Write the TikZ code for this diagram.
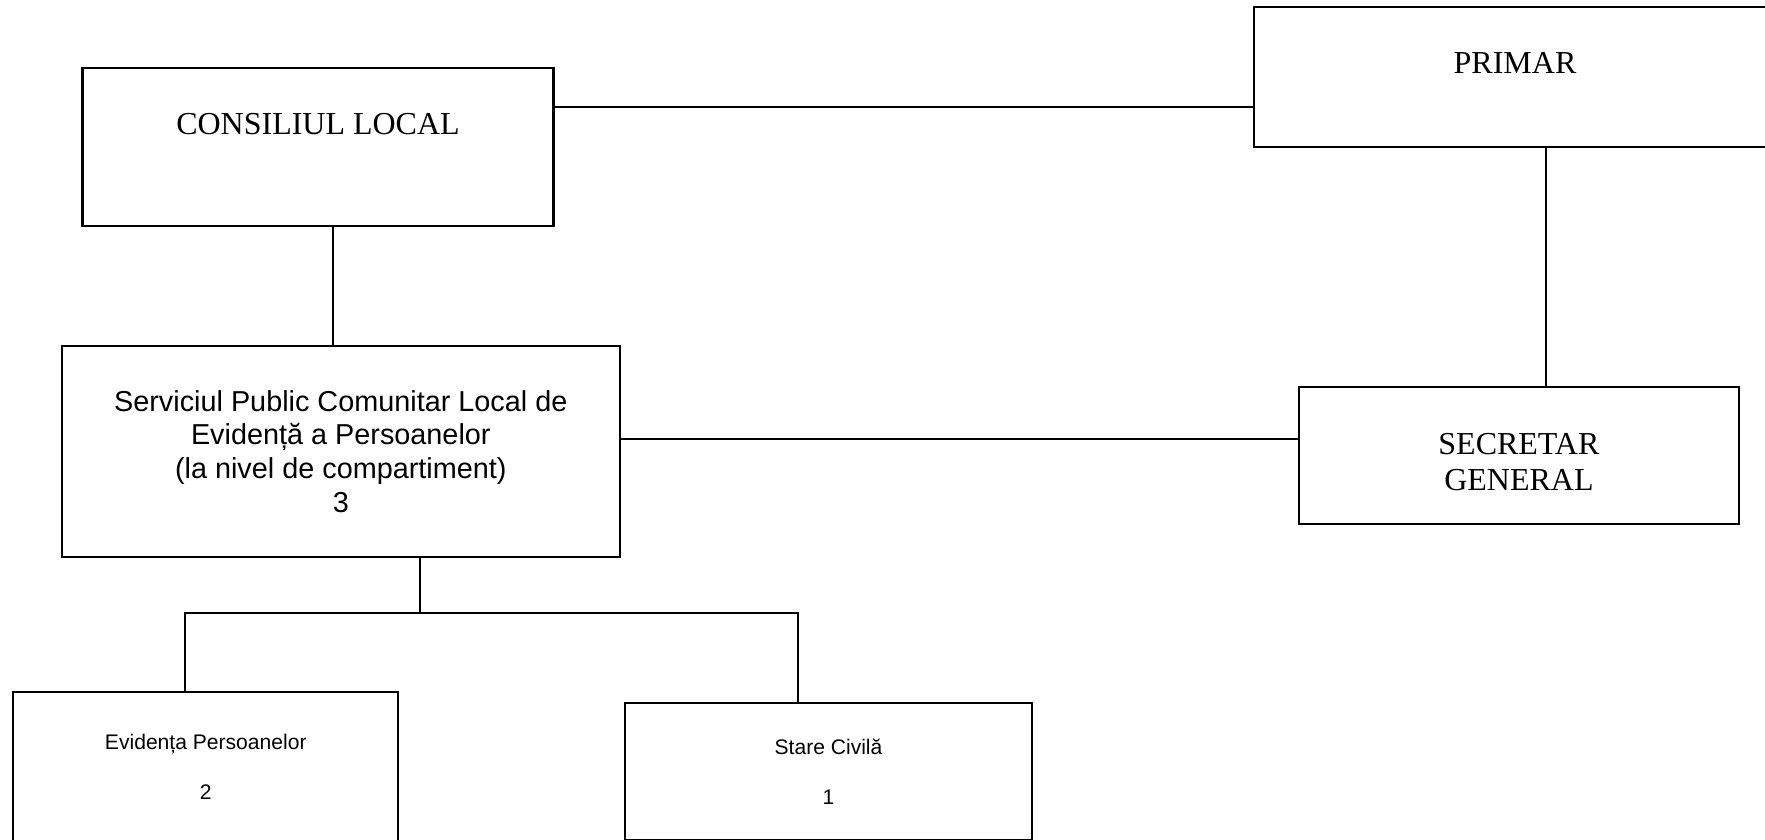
\documentclass[tikz,border=0pt]{standalone}
\usepackage{fontspec}
\setmainfont{Liberation Serif}
\setsansfont{Liberation Sans}
\usepackage{tikz}
\usetikzlibrary{positioning}
\tikzstyle{every node}+=[inner sep=0pt]
\tikzstyle{block} = [rectangle, draw, line width=0.6pt, text centered]
\tikzstyle{office} = [block, font=\fontsize{9.1}{10.4}\selectfont]
\tikzstyle{service} = [block, font=\sffamily\fontsize{8.2}{9.6}\selectfont, align=center]
\tikzstyle{dept} = [block, font=\sffamily\fontsize{6}{6.9}\selectfont, align=center]
\tikzstyle{line} = [draw, line width=0.6pt]

\begin{document}
\begin{tikzpicture}[node distance = 2cm]
            \clip (0,0) rectangle (17.65,8.39);
            % Place nodes
            \node [office, minimum width=4.71cm, minimum height=1.583cm, text depth=4.5mm] (cl) at (3.18,6.921) {CONSILIUL LOCAL};
            \node [office, node distance=11.97cm, right of=cl, yshift=0.702cm, minimum width=5.22cm, minimum height=1.40cm, text depth=2.7mm] (primar) {PRIMAR};
            \node [service, node distance=3.045cm, below of=cl, xshift=0.228cm, minimum width=5.584cm, minimum height=2.107cm] (spclep) {Serviciul Public Comunitar Local de\\Evidență a Persoanelor\\(la nivel de compartiment)\\3};
            \node [office, align=center, node distance=3.788cm, below of=primar, xshift=0.039cm, minimum width=4.397cm, minimum height=1.376cm] (secretar) {SECRETAR\rule{0pt}{3.4mm}\\GENERAL};
            \node [dept, node distance=3.1545cm, below of=spclep, xshift=-1.35cm, minimum width=3.85cm, minimum height=1.503cm] (evid) {Evidența Persoanelor\\[7.2pt]2};
            \node [dept, node distance=6.227cm, right of=evid, yshift=-0.048cm, minimum width=4.07cm, minimum height=1.367cm] (stare) {Stare Civilă\\[7.2pt]1};
            % Draw edges
            \path [line] ([yshift=4.02mm]cl.east) -- ([yshift=4.02mm]cl.east -| primar.west);
            \path [line] ([xshift=1.46mm]cl.south) -- ([xshift=1.46mm]cl.south |- spclep.north);
            \path [line] ([xshift=3.1mm]primar.south) -- ([xshift=3.1mm]primar.south |- secretar.north);
            \path [line] ([yshift=1.2mm]spclep.east) -- ([yshift=1.2mm]spclep.east -| secretar.west);
            \path [line] ([xshift=7.88mm]spclep.south) -- ++(0,-0.553) coordinate (split);
            \path [line] ([xshift=-2.08mm]evid.north) |- (split) -| ([xshift=-3.05mm]stare.north);
\end{tikzpicture}
\end{document}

Given request: Quote, exactly and only, the lines from the first line of the data above through the line containing "[draw, line width=0.6pt]". The pictures do not belong in it.

Correct output:
Write the TikZ code for this diagram.
\documentclass[tikz,border=0pt]{standalone}
\usepackage{fontspec}
\setmainfont{Liberation Serif}
\setsansfont{Liberation Sans}
\usepackage{tikz}
\usetikzlibrary{positioning}
\tikzstyle{every node}+=[inner sep=0pt]
\tikzstyle{block} = [rectangle, draw, line width=0.6pt, text centered]
\tikzstyle{office} = [block, font=\fontsize{9.1}{10.4}\selectfont]
\tikzstyle{service} = [block, font=\sffamily\fontsize{8.2}{9.6}\selectfont, align=center]
\tikzstyle{dept} = [block, font=\sffamily\fontsize{6}{6.9}\selectfont, align=center]
\tikzstyle{line} = [draw, line width=0.6pt]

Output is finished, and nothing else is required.